Algerian Berbers March in Memory of Slain Singer

By Abdelmalek Touati

Reuters
Monday, June 25, 2001; 7:37 AM

TIZI OUZOU, Algeria, June 25—Tens of thousands of ethnic minority Berbers marched calmly through an Algerian city on Monday to remember a slain protest singer, avoiding the bloodshed that has marked recent anti-government protests.

The demonstration in Tizi Ouzou, a city of 200,000 people 55 miles east of the capital Algiers, called on the authorities to re-open the investigation into the killing, three years ago to the day, of beloved Berber musician Lounes Matoub.

It was another strong show of Berber protest in the tense Kabylie region of the North African country.

In the past two months, street clashes have erupted almost daily in a wave of violence sparked by the death of a Berber teenager in police custody in the region.
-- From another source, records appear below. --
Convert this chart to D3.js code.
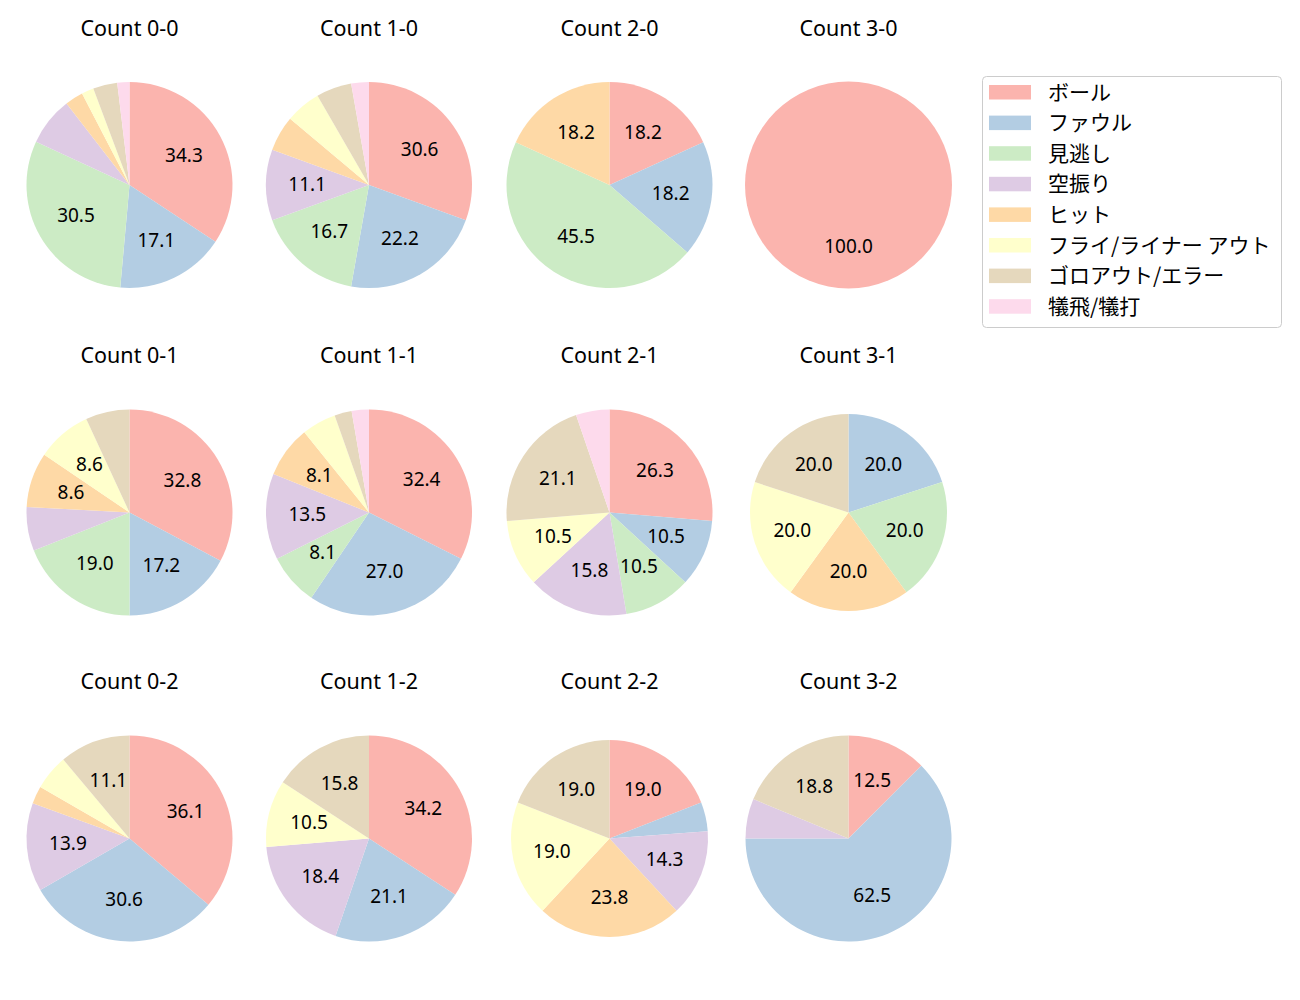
<!DOCTYPE html>
<html><head><meta charset="utf-8">
<script src="https://cdn.jsdelivr.net/npm/d3@7"></script>
<style>
body{margin:0;background:#fff;}
svg{display:block;font-family:"Noto Sans","Noto Sans CJK JP",sans-serif;}
</style></head>
<body><svg id="chart" width="1300" height="1000"></svg>
<script>
// Categories (legend order)
const categories = ["ボール","ファウル","見逃し","空振り","ヒット","フライ/ライナー アウト","ゴロアウト/エラー","犠飛/犠打"];
const colors = ["#fbb4ae","#b3cde3","#ccebc5","#decbe4","#fed9a6","#ffffcc","#e5d8bd","#fddaec"];
// Panel titles (row-major)
const titles = ["Count 0-0","Count 1-0","Count 2-0","Count 3-0",
                "Count 0-1","Count 1-1","Count 2-1","Count 3-1",
                "Count 0-2","Count 1-2","Count 2-2","Count 3-2"];
// Pitch outcome counts per ball-strike count, in category order
const count00 = [36, 18, 32, 8, 3, 2, 4, 2];
const count10 = [11, 8, 6, 4, 2, 2, 2, 1];
const count20 = [2, 2, 5, 0, 2, 0, 0, 0];
const count30 = [1, 0, 0, 0, 0, 0, 0, 0];
const count01 = [19, 10, 11, 4, 5, 5, 4, 0];
const count11 = [12, 10, 3, 5, 3, 2, 1, 1];
const count21 = [5, 2, 2, 3, 0, 2, 4, 1];
const count31 = [0, 1, 1, 0, 1, 1, 1, 0];
const count02 = [13, 11, 0, 5, 1, 2, 4, 0];
const count12 = [13, 8, 0, 7, 0, 4, 6, 0];
const count22 = [4, 1, 0, 3, 5, 4, 4, 0];
const count32 = [2, 10, 0, 1, 0, 0, 3, 0];
const panelValues = [count00,count10,count20,count30,count01,count11,count21,count31,count02,count12,count22,count32];

// Layout
const colX = [129.5, 369, 609.5, 848.5];
const rowY = [185, 512.5, 838.5];
const titleY = [36, 363, 689];
const radii = [103,103,103,103.5, 103,103,103,98.5, 103,103,98.5,103];

const svg = d3.select("#chart");
const color = d3.scaleOrdinal().domain(categories).range(colors);
const pie = d3.pie().sort(null).value(d => d.v);

panelValues.forEach((vals, i) => {
  const cx = colX[i % 4], cy = rowY[Math.floor(i / 4)];
  const r = radii[i];
  const total = d3.sum(vals);
  const data = vals.map((v, k) => ({cat: categories[k], v}));
  const arcs = pie(data);
  const arc = d3.arc().innerRadius(0).outerRadius(r);
  const g = svg.append("g").attr("transform", `translate(${cx},${cy})`);
  g.selectAll("path").data(arcs.filter(a => a.data.v > 0)).join("path")
    .attr("d", arc).attr("fill", a => color(a.data.cat));
  const lab = d3.arc().innerRadius(0.6 * r).outerRadius(0.6 * r);
  g.selectAll("text").data(arcs.filter(a => a.data.v / total * 100 >= 8)).join("text")
    .attr("transform", a => `translate(${lab.centroid(a)})`)
    .attr("text-anchor", "middle").attr("dy", "0.32em")
    .attr("font-size", 19).attr("fill", "#000")
    .text(a => (a.data.v / total * 100).toFixed(1));
  svg.append("text").attr("x", cx).attr("y", titleY[Math.floor(i / 4)])
    .attr("text-anchor", "middle").attr("font-size", 21.5).attr("fill", "#000")
    .text(titles[i]);
});

// Legend
const lg = svg.append("g").attr("transform", "translate(982,76)");
lg.append("rect").attr("x", 0.5).attr("y", 0.5).attr("width", 299).attr("height", 251)
  .attr("rx", 4).attr("fill", "#fff").attr("stroke", "#cccccc");
categories.forEach((c, k) => {
  const y = 16 + k * 30.6;
  lg.append("rect").attr("x", 7).attr("y", y - 7).attr("width", 42).attr("height", 14.5).attr("fill", color(c));
  lg.append("text").attr("x", 66).attr("y", y).attr("dy", "0.36em")
    .attr("font-family", "'Noto Sans CJK JP'")
    .attr("font-size", 21).attr("fill", "#000").text(c);
});
</script></body></html>
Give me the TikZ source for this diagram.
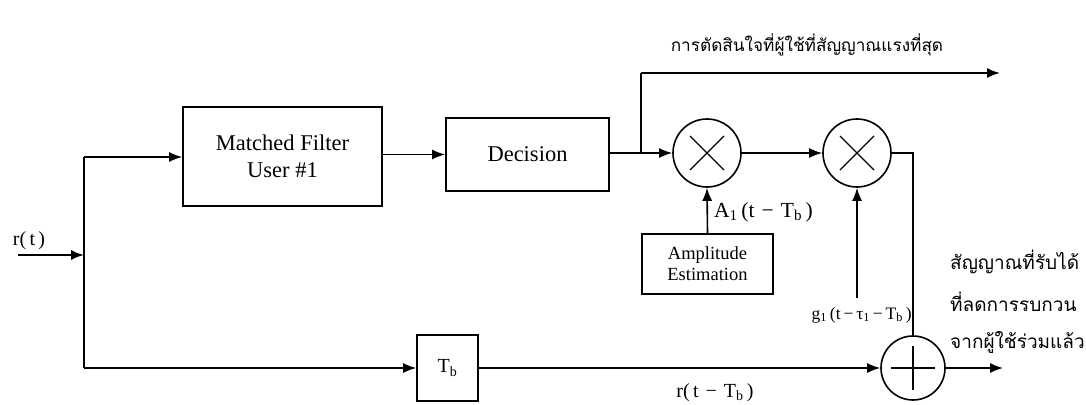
\documentclass[tikz,border=0pt]{standalone}
\usepackage{fontspec}
\setmainfont{Liberation Serif}
\newfontfamily\thaifont[Script=Thai]{Loma}
\usetikzlibrary{arrows.meta}
\tikzset{
  wire/.style={line width=1.6pt},
  arr/.style={wire,-{Latex[length=13pt,width=10pt]}},
  blk/.style={draw,line width=1.6pt,minimum width=#1,inner sep=0pt,align=center},
  mulnode/.style={draw,circle,line width=1.6pt,minimum size=68pt,inner sep=0pt,
    path picture={\draw[line width=1.3pt] ([shift={(-17pt,17pt)}]path picture bounding box.center) -- ([shift={(17pt,-17pt)}]path picture bounding box.center)
      ([shift={(-17pt,-17pt)}]path picture bounding box.center) -- ([shift={(17pt,17pt)}]path picture bounding box.center);}},
  addnode/.style={draw,circle,line width=1.6pt,minimum size=64pt,inner sep=0pt,
    path picture={\draw[line width=1.3pt] ([xshift=-22pt]path picture bounding box.center) -- ([xshift=22pt]path picture bounding box.center)
      ([yshift=-22pt]path picture bounding box.center) -- ([yshift=22pt]path picture bounding box.center);}},
  lbl/.style={inner sep=0pt,font=\fontsize{20}{22}\selectfont},
  thai/.style={inner sep=0pt,font=\thaifont\fontsize{19}{22}\selectfont}
}
\begin{document}
\begin{tikzpicture}[x=1pt,y=-1pt]
\useasboundingbox (0,0) rectangle (1086,404);
% blocks
\node[blk=199pt,minimum height=99pt,font=\fontsize{22.5}{27}\selectfont] (mf) at (282.5,156.5) {Matched Filter\\User \#1};
\node[blk=163pt,minimum height=73pt,font=\fontsize{22.5}{27}\selectfont] (dec) at (527.5,154.5) {Decision};
\node[mulnode] (m1) at (707,153) {};
\node[mulnode] (m2) at (857,153) {};
\node[blk=131pt,minimum height=60pt,font=\fontsize{18.5}{21}\selectfont] (amp) at (707.5,264) {Amplitude\\Estimation};
\node[blk=61pt,minimum height=66pt,font=\fontsize{20}{22}\selectfont] (tb) at (447.5,368) {T\textsubscript{b}};
\node[addnode] (add) at (913,368) {};
% coordinates
\coordinate (in) at (18,255);
\coordinate (j) at (84,255);
\coordinate (jt) at (84,157);
\coordinate (jb) at (84,368);
\coordinate (br) at (641,154);
\coordinate (brt) at (641,73);
\coordinate (outt) at (1000,73);
\coordinate (gsrc) at (857,298);
\coordinate (corner) at (913,153);
\coordinate (outr) at (1003,368);
% connectors
\draw[arr] (in) -- (j);
\draw[wire] (jt) -- (jb);
\draw[arr] (jt) -- (mf.west |- jt);
\draw[arr] (jb) -- (tb.west);
\draw[arr] (mf.east |- dec.west) -- (dec.west);
\draw[arr] (dec.east |- m1.west) -- (m1.west);
\draw[wire] (br) -- (brt);
\draw[arr] (brt) -- (outt);
\draw[arr] (m1.east) -- (m2.west);
\draw[arr] (amp.north) -- (m1.south);
\draw[arr] (gsrc) -- (m2.south);
\draw[wire] (m2.east) -- (corner) -- (add.north);
\draw[arr] (tb.east) -- (add.west);
\draw[arr] (add.east) -- (outr);
% labels
\node[lbl] (lr) at (29,241) {r(\,t\,)};
\node[lbl,anchor=west,font=\fontsize{21.5}{23}\selectfont] (la) at (714,212) {A\textsubscript{1}\,(t\,\,−\,\,T\textsubscript{b}\,)};
\node[lbl,anchor=east,font=\fontsize{17.5}{19}\selectfont] (lg) at (912,315) {g\textsubscript{1}\,(t\,−\,τ\textsubscript{1}\,−\,T\textsubscript{b}\,)};
\node[lbl,font=\fontsize{20}{22}\selectfont] (lrt) at (715,393) {r(\,t\hspace{7pt}−\hspace{7pt}T\textsubscript{b}\,)};
\node[thai,font=\thaifont\fontsize{17.2}{20}\selectfont] (title) at (807,45) {การตัดสินใจที่ผู้ใช้ที่สัญญาณแรงที่สุด};
\node[thai,anchor=west] (o1) at (950,262) {สัญญาณที่รับได้};
\node[thai,anchor=west] (o2) at (950,302) {ที่ลดการรบกวน};
\node[thai,anchor=west] (o3) at (950,342) {จากผู้ใช้ร่วมแล้ว};
\end{tikzpicture}
\end{document}
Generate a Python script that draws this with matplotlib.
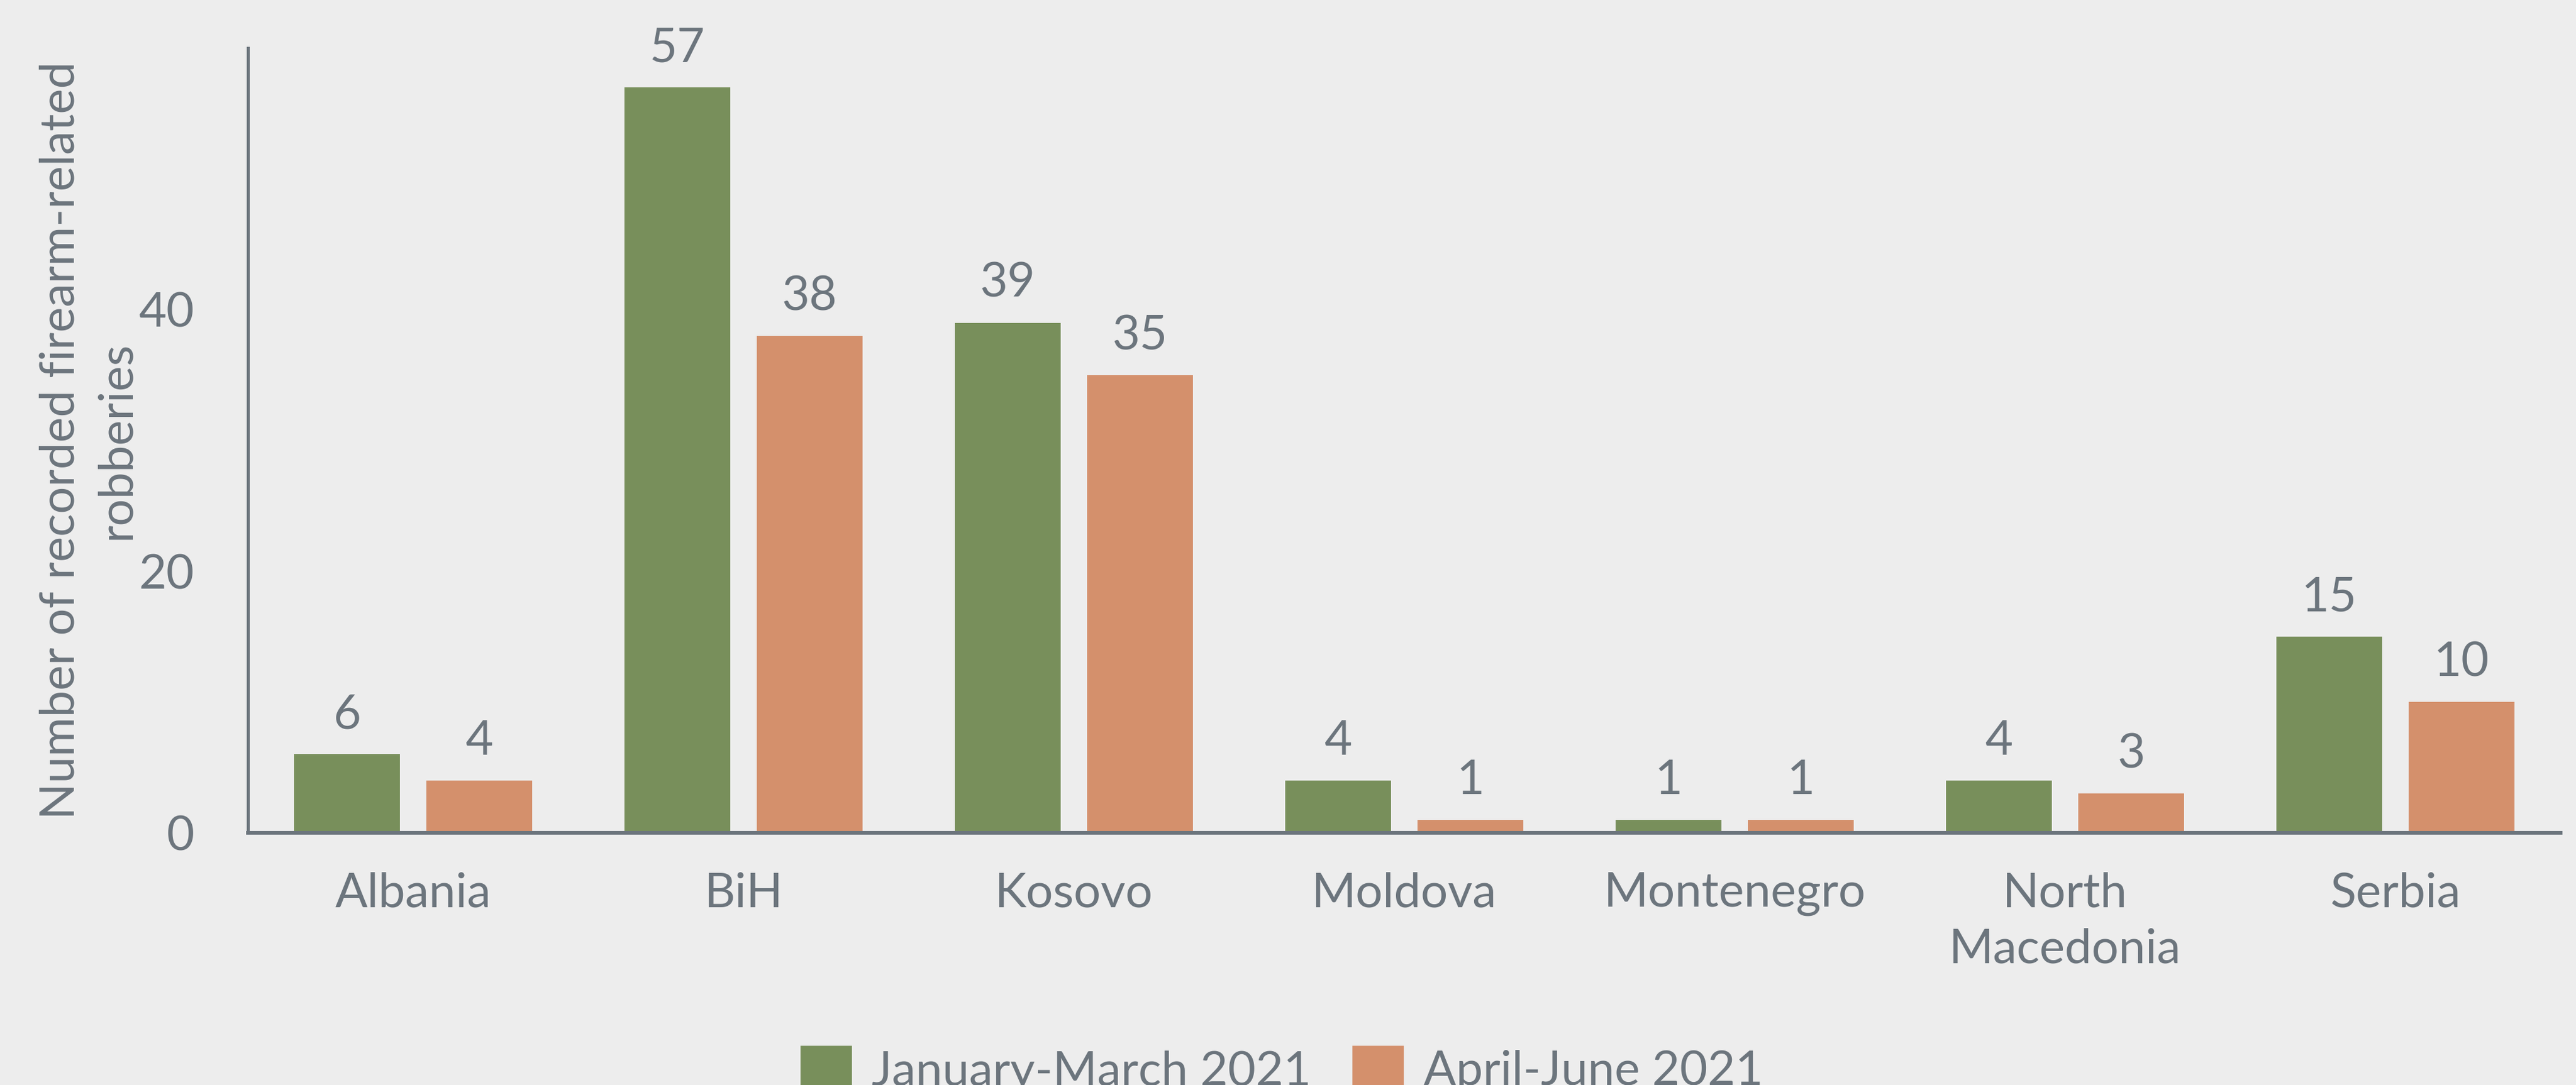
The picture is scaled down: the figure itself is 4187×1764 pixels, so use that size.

It has left scores of people dead.

Matoub was shot dead by unidentified gunmen in a 1998 ambush near his native village of Taourirt Moussa, 15 miles south of Tizi Ouzou.

His death at 42 sparked anti-government riots in Kabylie in which hundreds of Berber youths were wounded.

The current Berber revolt started in Kabylie but has spread to other provinces, fuelled by deep anger among the mainly young population over lack of jobs, housing shortages and abuses by security forces, particularly paramilitary gendarmes.

At least 55 protesters have been shot dead by security forces in Kabylie in the latest bloodshed, and about 1,800 people have been injured, according to official figures.

The mainly young demonstrators, sporting black armbands and waving black banners in sign of mourning for the deaths of rioters in recent weeks, chanted anti-government slogans in French and the Berber language Tamazight.

"Stop the repression" and "Oulach smah" (no forgiveness), they called.

Organisers urged marchers by loudspeakers to remain calm and "not respond to provocations."

A massive protest march by Berbers in Algiers 11 days ago turned into a riot after demonstrators clashed with security forces.

"We are here to demand the truth about Matoub's death," said a 35-year-old man who gave his name as Mohand A, from the village of Ouacis, 35 km (20 miles) east of Tizi Ouzou.

"We are also here to tell those responsible of this chaos that they must go."

Government officials blamed Matoub's killing on Islamic rebels, who have been waging a bloody insurgency since 1992, and said four of the presumed killers were arrested and awaiting trial.

But Matoub's family rejected this, calling the investigation "slapdash" and asking for ballistics experts and key witnesses to be heard at a new trial.

Matoub was known for caustic songs against the authorities, whom he accused of denying Berber culture and language.

His last album, released a few days after his death, included a Berber version of the Algerian national anthem in which he branded political leaders as "traitors."

The marchers, who were holding pictures of Matoub, stopped in front of the gendarmerie barracks to observe a minute of silence in memory of protesters shot dead in recent weeks.

"We want Matoub's killers to be tried," one organiser said by loudspeaker.

On the wall of the barracks, an inscription summed up the tone of the popular revolt of the past weeks: "Gendarmes murderers! We are not Arabs, Tamazight in school."